4. Reproduction Problems
Animals use unique voices to know the locations of mates and stay away from danger. Birds also use low pitched sounds in order to attract mates. Some of the sounds made have been said to be too low, only audible to the animals that can pick up the sound at that wavelength but inaudible to the human ear.
A noisy environment would prevent this, leading to the near-extinction of various species of birds and animals as it makes it difficult for them to mate and breed. Without breeding, it means no new offspring.
Bigger animals are able to survive in noisy areas. The case is different for smaller marine organisms, such as cephalopods – one of the many species of shellfish. These marine fish are heavily affected by the noise coming from moving vessels. The slow movement of large ships over areas where they call habitat can lead to their death.
During seismic surveys, compressed air ‘bullets’ are sent deep into the ocean at high speed to search for oil deposits at the bottom of the oceans, resulting in enormous noise in the aquatic environment.
Within an hour of a single shot, the amount of zooplankton, organisms at the very base of the oceanic food chain, decreases by an average of 64% in this area. It disturbs the whole ocean’s trophic network.
The noisy underwater turbines and submarines also emit very high levels of noise decibels that end up disrupting and even destroying marine life.
6. Reduction in Production
Noise deters the productivity of animals both in the wild and domesticated. Cows produce less milk if there is any noise around them during milking. They get agitated and tend to withdraw the milk due to fear and discomfort. Chickens are also adversely affected by noise. There is a drastic drop in the production of eggs for layers in noisy environments.
7. Behavioral Change
Like human beings, wild animals also experience a change in behavior depending on the level of peace or noise present. The agitation caused by noise influences heightened aggression levels in all animals, and interestingly, irritation has even been reported for birds.

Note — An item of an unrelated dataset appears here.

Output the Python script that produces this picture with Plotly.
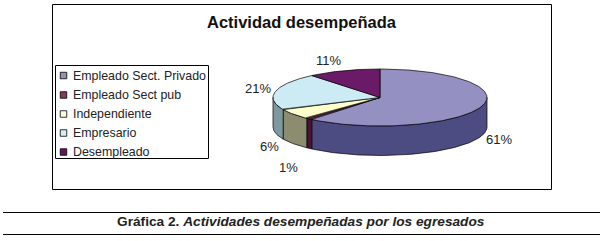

Noise makes them unable to communicate, which may change their behavior into aspects such as cannibalism. Beetles, as another example, are so disturbed by the noise that they end up killing each other.
Whereas some of the animals cannot make it in a noisy environment, the rest either die or bear a tough skin through to the end. It is up to the animals to survive in order to ensure the continuation of their species. As such, animals are slowly adapting to life in urban areas. Instead of the usual calling sounds between females and males, animals are using higher pitches to surpass the noise levels.
At times the rise in pitch may lead to confusion, but birds such as water birds and tits have been able to survive in urban settings despite chirping louder. Some birds, on the other hand, have had to change their singing from daytime to nighttime when there is reduced noise to survive.
9. Slow Reaction Time
Hermit crabs, tortoises and turtles are some of the animals that withdraw to their shells when trouble strikes. The presence of boats or human activity quickly warrants trouble leading to their withdrawal.
Noise pollution for long periods of time has distorted this pattern, especially in crabs. Their reaction time to danger has slowed, which puts them at a disadvantage when faced by predators.
10. Disturbs Echolocation in Sea Animals
The marine mammals, Cetaceans (including dolphins), rely on echolocation to communicate, navigate and find partners. They are particularly vulnerable to intensified noise. The excessive noise interfering with echolocation, therefore, disturbs many of their key cognitive behaviors and functions.
Sonar devices are a special problem with sound intensity as high as 235 dbs. Such sounds can damage hearing organs of cetaceans.